Blue Bamboo’s lease payment is scheduled to increase from $132,000 a year to $276,000 a year in three months.
The proposed sublease to Matthew and Paige Wideman’s Love & Life Foundation was the first concept for the second floor to be brought to the commission since Central Florida Vocal Arts opted against moving forward with Blue Bamboo.
The draft lease calls for the foundation, which says it specializes in helicoptering in aid after hurricanes and other disasters, to pay an annual rent of $198,000 for the second floor, or about $18 per square foot for 11,000 square feet.
The lease between Blue Bamboo and the city calls for the second and third floors of the building to be renovated within two years for “arts education, recording studio and local non-profit use.”
Matthew Wideman told the Voice he planned to use the space to start a location of Alpha School, a for-profit model of private school founded in Austin, Texas that has been lauded by the Trump administration and where tuition is expected to be about $45,000 a year.
The Alpha model calls for students to spend about two hours a day on core subjects such as math using AI-led instruction. Human staff members — known as “guides” rather than teachers — spend the rest of the day helping students develop business, public speaking and other project-based skills.

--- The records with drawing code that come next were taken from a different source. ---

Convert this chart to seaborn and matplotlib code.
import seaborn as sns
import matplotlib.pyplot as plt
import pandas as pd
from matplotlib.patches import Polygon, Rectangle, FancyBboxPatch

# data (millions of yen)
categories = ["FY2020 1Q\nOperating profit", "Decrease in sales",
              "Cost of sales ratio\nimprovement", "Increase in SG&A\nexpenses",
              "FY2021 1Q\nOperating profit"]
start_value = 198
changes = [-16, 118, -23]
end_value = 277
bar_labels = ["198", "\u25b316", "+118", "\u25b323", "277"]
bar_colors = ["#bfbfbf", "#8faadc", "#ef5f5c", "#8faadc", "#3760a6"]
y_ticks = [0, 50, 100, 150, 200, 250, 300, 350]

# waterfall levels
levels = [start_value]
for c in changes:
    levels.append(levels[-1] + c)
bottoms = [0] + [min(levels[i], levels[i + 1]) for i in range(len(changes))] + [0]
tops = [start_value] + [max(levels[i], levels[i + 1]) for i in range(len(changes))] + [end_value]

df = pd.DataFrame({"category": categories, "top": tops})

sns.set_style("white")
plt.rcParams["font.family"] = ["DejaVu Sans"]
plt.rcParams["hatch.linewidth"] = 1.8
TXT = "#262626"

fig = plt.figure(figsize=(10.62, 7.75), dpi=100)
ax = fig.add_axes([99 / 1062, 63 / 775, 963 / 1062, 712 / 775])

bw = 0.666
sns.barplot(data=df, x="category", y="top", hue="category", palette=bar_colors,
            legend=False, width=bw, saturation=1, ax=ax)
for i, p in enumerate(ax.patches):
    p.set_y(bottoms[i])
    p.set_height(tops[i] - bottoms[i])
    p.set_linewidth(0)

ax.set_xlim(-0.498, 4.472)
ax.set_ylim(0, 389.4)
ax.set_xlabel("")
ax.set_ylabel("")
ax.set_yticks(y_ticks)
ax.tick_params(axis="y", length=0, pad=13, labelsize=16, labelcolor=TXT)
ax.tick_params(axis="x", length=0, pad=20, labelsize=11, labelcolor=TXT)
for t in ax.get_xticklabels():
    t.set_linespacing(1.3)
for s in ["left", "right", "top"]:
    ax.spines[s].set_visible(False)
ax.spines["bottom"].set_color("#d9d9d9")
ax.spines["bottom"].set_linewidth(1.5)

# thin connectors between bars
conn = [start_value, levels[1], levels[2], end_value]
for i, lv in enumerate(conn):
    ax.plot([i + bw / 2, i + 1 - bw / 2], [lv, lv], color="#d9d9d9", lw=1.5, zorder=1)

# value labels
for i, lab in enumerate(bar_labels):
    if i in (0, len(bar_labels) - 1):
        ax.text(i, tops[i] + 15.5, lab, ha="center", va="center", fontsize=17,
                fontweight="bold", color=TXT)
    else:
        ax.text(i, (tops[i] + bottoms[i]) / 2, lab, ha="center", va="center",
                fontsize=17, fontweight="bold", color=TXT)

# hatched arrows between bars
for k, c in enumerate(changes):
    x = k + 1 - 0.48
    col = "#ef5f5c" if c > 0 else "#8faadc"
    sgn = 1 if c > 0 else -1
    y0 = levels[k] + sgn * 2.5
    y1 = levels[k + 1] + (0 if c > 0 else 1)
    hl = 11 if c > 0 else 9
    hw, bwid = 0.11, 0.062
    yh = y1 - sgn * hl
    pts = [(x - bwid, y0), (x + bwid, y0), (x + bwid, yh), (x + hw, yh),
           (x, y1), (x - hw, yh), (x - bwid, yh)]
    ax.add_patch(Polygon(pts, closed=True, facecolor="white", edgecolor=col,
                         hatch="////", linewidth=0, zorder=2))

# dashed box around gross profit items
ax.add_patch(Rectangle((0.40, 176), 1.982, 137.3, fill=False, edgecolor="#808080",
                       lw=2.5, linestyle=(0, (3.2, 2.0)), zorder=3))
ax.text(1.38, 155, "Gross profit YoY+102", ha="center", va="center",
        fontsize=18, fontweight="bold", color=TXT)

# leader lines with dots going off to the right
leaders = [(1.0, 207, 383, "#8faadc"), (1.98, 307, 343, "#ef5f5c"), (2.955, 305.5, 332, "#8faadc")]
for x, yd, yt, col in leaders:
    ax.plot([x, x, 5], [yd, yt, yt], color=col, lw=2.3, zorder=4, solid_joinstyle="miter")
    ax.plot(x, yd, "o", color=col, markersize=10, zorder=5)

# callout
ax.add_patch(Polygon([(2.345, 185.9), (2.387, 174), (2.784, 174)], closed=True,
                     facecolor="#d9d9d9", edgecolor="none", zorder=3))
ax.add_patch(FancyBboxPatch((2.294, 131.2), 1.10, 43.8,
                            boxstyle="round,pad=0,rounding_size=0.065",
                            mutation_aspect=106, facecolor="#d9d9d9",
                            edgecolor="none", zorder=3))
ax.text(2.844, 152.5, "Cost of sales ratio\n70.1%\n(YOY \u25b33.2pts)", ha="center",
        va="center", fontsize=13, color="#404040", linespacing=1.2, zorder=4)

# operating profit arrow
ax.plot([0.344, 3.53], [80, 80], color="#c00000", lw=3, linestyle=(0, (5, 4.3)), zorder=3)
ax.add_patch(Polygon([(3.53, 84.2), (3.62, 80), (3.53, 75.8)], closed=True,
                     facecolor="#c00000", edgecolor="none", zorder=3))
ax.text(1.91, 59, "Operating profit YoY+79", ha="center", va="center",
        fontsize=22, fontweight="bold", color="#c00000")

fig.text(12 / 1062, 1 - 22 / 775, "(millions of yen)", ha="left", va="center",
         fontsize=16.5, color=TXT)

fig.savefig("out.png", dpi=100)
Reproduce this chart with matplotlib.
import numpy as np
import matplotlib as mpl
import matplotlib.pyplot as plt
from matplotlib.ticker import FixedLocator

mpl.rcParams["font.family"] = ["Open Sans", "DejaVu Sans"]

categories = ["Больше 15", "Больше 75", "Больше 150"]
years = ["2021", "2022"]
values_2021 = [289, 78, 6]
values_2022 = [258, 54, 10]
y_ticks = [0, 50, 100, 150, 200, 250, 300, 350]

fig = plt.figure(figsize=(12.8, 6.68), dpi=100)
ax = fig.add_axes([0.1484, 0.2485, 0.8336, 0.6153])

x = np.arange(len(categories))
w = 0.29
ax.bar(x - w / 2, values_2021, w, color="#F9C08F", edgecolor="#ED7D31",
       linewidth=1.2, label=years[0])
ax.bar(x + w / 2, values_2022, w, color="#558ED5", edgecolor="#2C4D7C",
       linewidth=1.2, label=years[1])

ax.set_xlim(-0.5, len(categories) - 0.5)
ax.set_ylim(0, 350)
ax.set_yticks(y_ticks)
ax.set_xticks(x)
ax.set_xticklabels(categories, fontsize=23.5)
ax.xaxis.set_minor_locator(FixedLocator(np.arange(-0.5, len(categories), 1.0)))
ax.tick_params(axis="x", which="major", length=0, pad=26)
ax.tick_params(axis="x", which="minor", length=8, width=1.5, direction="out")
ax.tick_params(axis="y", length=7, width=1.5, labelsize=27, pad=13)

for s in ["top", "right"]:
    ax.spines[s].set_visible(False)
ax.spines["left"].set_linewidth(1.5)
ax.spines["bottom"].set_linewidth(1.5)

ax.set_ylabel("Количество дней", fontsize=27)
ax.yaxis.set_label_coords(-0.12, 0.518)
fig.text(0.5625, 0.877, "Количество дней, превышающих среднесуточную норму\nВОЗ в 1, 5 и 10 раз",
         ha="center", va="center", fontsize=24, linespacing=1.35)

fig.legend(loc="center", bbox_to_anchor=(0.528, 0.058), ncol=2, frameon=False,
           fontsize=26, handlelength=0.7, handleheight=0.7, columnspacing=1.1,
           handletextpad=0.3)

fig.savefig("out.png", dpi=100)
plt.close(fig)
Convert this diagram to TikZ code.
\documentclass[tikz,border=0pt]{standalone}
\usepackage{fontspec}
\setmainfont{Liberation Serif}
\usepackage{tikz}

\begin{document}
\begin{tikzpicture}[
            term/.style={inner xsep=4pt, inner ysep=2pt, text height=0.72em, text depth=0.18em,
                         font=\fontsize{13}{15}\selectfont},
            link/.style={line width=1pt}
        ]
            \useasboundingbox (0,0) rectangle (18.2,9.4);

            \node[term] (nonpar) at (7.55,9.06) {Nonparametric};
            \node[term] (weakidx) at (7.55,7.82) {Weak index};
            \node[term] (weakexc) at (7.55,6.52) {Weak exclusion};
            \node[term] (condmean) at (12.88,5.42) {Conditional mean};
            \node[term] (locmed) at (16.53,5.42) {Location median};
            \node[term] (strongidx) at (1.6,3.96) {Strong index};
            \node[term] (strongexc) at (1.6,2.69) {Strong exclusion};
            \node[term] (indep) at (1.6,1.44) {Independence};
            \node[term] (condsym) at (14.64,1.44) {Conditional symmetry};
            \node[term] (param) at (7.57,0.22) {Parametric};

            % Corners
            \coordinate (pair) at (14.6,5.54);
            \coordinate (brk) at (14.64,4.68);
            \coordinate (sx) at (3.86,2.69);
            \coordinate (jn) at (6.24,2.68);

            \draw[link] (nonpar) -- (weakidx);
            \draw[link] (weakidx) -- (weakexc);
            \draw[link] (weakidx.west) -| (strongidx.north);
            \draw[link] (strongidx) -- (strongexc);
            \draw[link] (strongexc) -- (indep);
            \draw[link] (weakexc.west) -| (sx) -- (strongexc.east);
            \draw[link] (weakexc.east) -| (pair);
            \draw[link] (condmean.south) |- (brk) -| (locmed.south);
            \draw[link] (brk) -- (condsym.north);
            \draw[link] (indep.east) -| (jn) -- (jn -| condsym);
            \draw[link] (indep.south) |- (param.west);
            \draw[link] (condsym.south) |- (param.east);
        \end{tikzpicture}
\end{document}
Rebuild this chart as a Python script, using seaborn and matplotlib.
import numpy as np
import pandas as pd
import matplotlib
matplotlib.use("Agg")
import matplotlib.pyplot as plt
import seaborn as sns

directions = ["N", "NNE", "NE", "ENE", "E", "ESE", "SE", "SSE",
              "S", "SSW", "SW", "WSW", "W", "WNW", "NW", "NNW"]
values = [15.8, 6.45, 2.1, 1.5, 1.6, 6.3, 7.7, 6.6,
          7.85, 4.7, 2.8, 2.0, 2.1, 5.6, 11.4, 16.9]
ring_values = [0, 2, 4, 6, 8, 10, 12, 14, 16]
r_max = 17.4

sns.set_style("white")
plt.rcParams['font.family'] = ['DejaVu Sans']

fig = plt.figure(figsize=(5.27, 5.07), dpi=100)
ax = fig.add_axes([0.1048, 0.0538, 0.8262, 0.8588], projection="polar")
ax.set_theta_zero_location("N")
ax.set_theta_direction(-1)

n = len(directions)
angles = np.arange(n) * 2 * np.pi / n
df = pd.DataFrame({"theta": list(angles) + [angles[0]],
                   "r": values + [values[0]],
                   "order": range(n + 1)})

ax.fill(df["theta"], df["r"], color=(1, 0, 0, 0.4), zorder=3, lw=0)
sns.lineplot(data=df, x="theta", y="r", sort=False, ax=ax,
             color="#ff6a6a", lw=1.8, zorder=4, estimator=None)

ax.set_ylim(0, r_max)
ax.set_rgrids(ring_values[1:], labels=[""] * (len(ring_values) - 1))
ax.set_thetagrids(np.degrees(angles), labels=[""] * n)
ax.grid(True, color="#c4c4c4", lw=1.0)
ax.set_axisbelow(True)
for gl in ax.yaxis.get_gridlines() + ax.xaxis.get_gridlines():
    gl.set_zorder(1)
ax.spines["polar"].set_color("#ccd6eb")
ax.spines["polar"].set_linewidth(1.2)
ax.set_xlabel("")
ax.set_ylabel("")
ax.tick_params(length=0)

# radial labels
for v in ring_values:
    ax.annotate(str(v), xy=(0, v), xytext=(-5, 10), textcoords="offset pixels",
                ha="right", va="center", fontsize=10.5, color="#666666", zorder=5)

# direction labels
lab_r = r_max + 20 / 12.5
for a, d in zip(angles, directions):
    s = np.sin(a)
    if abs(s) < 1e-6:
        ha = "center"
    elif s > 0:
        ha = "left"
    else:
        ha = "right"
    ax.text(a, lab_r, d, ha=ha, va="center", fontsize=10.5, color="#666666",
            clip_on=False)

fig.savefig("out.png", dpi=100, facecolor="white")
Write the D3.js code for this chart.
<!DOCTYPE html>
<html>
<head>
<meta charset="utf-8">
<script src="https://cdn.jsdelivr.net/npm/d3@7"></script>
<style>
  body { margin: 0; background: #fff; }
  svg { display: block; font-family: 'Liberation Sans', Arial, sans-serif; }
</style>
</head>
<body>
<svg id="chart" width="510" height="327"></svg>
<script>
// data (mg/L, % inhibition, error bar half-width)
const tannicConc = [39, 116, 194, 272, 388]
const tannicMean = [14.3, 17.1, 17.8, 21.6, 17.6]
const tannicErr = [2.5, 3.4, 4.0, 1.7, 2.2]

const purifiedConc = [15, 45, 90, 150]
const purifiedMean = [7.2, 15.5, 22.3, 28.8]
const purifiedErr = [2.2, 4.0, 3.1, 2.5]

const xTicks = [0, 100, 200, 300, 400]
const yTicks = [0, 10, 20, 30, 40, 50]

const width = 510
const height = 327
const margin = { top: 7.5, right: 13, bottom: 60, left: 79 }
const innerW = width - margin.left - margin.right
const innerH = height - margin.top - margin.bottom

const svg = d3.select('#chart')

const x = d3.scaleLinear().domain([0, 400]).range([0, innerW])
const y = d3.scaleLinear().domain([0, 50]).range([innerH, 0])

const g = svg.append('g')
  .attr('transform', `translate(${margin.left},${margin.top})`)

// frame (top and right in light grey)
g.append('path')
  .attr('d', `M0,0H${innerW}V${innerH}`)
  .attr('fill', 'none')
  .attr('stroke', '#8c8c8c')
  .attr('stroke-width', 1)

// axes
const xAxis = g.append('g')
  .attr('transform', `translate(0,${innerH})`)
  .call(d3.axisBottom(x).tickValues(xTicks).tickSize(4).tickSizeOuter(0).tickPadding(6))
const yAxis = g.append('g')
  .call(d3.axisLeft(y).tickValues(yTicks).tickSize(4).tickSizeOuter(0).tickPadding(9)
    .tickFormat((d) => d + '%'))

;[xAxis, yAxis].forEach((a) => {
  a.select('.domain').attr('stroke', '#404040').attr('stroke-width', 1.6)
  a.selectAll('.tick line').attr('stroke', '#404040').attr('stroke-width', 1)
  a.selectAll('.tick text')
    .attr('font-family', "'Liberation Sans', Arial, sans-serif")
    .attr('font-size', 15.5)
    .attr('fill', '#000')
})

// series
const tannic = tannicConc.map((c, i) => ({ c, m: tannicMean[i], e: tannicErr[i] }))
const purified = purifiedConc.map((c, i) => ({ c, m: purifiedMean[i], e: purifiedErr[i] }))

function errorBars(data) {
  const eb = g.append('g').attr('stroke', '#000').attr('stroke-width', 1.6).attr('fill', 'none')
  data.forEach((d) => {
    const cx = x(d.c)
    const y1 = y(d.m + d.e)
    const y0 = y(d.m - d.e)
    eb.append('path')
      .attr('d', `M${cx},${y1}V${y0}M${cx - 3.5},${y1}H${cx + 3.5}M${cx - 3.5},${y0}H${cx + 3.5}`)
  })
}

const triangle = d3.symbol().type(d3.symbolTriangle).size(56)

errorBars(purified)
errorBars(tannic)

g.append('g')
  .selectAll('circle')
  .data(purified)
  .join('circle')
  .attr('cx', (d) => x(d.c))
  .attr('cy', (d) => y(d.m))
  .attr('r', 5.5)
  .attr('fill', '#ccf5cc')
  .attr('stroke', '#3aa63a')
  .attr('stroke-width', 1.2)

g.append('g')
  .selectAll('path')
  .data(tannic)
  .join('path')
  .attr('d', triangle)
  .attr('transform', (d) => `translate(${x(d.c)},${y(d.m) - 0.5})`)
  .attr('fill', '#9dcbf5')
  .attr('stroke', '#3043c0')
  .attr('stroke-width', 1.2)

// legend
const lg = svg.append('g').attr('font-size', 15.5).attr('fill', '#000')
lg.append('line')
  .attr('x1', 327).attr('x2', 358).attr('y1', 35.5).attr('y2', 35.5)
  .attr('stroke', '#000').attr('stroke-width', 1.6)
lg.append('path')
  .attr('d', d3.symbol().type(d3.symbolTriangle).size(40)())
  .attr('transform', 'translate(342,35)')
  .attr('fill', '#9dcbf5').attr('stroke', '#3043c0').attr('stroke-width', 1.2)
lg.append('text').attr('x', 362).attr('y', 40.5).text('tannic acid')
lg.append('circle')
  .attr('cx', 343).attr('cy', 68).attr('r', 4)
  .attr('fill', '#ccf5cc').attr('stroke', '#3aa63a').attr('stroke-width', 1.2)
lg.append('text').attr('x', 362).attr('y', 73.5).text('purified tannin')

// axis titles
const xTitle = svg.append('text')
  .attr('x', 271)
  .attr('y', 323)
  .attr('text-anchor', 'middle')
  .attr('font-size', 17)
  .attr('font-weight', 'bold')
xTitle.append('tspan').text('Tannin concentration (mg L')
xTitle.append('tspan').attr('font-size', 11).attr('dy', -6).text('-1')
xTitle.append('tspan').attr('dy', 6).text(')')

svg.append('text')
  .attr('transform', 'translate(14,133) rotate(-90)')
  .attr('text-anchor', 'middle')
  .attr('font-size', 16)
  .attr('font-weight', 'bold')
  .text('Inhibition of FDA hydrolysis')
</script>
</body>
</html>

“The school shall not have more than 50 students, and will not accept school vouchers funded by the State of Florida for those students’ tuition or expenses,” according to a copy of the lease posted with the City Commission agenda for Wednesday’s meeting.
The idea, Flowers told the Voice last week, was to use the music and arts expertise of Blue Bamboo to help instruct students at the school.
City spokeswoman Clarissa Howard said commissioners will now discuss on Wednesday whether to hold a potential work session about the lease at a later date.